Allerdings enthält auch die sechsbändige Autobiografie fiktionale Elemente. Insbesondere die häufigen Dialoge, an deren genauen Wortlaut sich Knausgård nicht erinnern konnte, sind weitgehend künstlerisch gestaltet. Gerade in diesen Passagen zeigt sich jedoch die schriftstellerische Meisterschaft des Norwegers. Mit grosser, bisweilen an Anton Tschechow erinnernder Kunst reduziert Knausgård die Dialoge so, dass das Ungesagte schliesslich wichtiger erscheint als das Gesagte. Die eigentliche Aussage erschliesst sich zwischen den Zeilen.
Das Ich-Projekt
Knausgårds Werk entspricht zweifelsohne dem Zeitgeist. Für viele Menschen der modernen Welt ist die Zurschaustellung des Privaten, Alltäglichen und Banalen im Internet und in den sozialen Medien ein Teil der eigenen Identität.
So gesehen entspricht der Norweger mit seinem «Ich-Projekt» einer offenbar weit verbreiteten Verdrossenheit dem Fiktiven gegenüber. Breite Leserschichten scheint es in der virtualisierten Welt von heute nach der vermeintlichen Authentizität des strikt Biografischen zu dürsten.
Problematische Anlehnung an Hitler
Knausgårds autobiografische Serie heisst im Original «Min kamp I-VI» – zu Deutsch «Mein Kampf». Da im deutschsprachigen Raum dieser Titel aufgrund des gleichnamigen Werks Adolf Hitlers stark vorbelastet ist, haben die Bände in der deutschen Übersetzung andere Überschriften.

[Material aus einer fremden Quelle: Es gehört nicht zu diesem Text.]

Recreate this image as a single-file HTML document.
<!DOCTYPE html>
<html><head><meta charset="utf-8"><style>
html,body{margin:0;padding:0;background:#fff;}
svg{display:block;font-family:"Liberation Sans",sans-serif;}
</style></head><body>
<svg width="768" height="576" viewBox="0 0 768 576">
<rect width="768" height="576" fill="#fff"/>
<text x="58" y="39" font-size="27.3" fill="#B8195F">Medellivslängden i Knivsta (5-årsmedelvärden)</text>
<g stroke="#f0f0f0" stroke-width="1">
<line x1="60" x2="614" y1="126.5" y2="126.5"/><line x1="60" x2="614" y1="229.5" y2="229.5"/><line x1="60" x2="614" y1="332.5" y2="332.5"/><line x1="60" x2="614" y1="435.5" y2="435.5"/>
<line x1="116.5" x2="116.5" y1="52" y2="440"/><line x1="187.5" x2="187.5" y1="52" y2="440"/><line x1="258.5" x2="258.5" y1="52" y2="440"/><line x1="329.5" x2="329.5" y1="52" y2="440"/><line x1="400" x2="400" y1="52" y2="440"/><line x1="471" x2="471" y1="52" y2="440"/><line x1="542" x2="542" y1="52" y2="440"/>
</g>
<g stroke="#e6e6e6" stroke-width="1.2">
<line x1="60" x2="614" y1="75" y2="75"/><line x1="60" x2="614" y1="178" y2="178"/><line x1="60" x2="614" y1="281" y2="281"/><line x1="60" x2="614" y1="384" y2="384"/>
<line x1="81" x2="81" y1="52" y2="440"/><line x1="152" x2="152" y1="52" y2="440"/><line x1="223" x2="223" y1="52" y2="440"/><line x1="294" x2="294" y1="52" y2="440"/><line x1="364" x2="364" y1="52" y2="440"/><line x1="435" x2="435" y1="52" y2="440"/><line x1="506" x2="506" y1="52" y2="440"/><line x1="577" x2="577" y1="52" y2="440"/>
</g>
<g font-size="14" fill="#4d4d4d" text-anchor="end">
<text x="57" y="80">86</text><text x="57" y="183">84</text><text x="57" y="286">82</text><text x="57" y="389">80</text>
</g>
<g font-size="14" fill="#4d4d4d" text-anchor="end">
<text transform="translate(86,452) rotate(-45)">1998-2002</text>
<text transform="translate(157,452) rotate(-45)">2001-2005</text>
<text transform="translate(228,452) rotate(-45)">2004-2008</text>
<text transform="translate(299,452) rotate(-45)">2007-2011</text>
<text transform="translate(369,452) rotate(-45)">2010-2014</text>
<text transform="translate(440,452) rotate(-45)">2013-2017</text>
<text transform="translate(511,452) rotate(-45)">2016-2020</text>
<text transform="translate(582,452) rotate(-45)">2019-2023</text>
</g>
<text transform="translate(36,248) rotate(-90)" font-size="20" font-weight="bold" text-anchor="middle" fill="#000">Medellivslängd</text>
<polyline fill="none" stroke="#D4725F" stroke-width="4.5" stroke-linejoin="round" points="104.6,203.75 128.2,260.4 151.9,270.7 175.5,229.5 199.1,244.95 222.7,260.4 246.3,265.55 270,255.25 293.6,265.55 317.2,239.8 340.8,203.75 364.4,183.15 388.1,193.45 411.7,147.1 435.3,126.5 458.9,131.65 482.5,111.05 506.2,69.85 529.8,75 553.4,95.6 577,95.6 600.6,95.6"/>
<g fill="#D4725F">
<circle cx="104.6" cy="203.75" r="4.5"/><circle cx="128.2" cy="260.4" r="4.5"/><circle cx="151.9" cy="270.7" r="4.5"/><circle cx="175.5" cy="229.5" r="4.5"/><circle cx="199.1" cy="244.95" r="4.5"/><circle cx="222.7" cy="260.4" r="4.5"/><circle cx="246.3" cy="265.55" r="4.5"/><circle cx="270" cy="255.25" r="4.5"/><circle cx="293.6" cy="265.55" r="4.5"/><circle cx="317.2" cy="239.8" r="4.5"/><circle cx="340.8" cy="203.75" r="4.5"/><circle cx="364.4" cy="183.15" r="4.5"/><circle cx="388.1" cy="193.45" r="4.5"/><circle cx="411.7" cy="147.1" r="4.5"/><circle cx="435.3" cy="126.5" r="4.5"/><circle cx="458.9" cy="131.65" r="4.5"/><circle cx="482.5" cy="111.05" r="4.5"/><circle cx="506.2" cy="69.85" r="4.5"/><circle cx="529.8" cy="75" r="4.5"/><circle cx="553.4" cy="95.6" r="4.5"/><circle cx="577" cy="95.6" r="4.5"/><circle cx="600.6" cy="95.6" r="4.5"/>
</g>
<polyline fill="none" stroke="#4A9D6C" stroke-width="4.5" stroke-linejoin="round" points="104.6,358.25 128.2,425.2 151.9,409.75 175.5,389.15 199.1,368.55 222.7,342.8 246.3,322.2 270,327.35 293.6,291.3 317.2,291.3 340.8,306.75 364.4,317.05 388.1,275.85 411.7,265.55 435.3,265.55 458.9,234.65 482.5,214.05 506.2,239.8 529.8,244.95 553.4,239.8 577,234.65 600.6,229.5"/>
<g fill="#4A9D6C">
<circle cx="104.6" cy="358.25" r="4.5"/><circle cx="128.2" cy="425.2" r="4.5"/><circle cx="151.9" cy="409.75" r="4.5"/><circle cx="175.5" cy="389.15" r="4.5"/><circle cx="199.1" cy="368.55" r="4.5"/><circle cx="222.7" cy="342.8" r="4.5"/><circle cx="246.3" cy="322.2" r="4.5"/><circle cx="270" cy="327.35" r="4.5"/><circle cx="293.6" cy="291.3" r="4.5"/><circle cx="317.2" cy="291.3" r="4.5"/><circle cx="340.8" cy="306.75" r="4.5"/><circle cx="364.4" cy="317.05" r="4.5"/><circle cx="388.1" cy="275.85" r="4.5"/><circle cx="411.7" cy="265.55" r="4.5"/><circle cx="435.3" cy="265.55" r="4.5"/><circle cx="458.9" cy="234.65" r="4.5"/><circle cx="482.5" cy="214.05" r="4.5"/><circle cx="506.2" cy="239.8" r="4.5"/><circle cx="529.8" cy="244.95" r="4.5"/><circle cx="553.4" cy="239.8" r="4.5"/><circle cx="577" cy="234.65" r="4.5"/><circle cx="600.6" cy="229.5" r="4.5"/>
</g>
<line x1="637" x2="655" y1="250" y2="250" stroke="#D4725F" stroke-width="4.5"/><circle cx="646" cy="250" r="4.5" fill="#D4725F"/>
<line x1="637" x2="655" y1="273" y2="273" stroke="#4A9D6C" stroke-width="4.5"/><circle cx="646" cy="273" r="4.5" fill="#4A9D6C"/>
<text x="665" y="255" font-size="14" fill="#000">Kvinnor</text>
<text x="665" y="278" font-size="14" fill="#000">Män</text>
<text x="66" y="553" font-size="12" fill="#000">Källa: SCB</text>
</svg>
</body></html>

Die Titelgebung «Min kamp» hat jedoch auch in Skandinavien Kritiker auf den Plan gerufen. Sie sei reisserisch, war zu lesen. Dem steht gegenüber, dass sich Knausgård im noch nicht auf Deutsch erschienen sechsten Band in einem längeren Essay mit dem Nationalsozialismus auseinandersetzt. Auch kann der problematische Titel als ironische Brechung von Hitlers Buch verstanden werden. Die Frage jedoch bleibt: Funktioniert diese allfällige Ironie – oder ist sie nicht doch an den Haaren herbeigezogen oder gar schlicht geschmacklos?
Auch wenn Knausgård seiner Reihe mit dieser Titelgebung wohl kaum einen Gefallen getan hat, bildet das Werk zweifelsohne ein beachtliches literarisches Ereignis. Die Art und Weise, wie Karl Ove Knausgård gerade auch im neusten auf Deutsch erschienenen Band «Leben» auf Augenhöhe mit seinen Leserinnen sein Leben rekonstruiert, bleibt in jedem Fall einzigartig.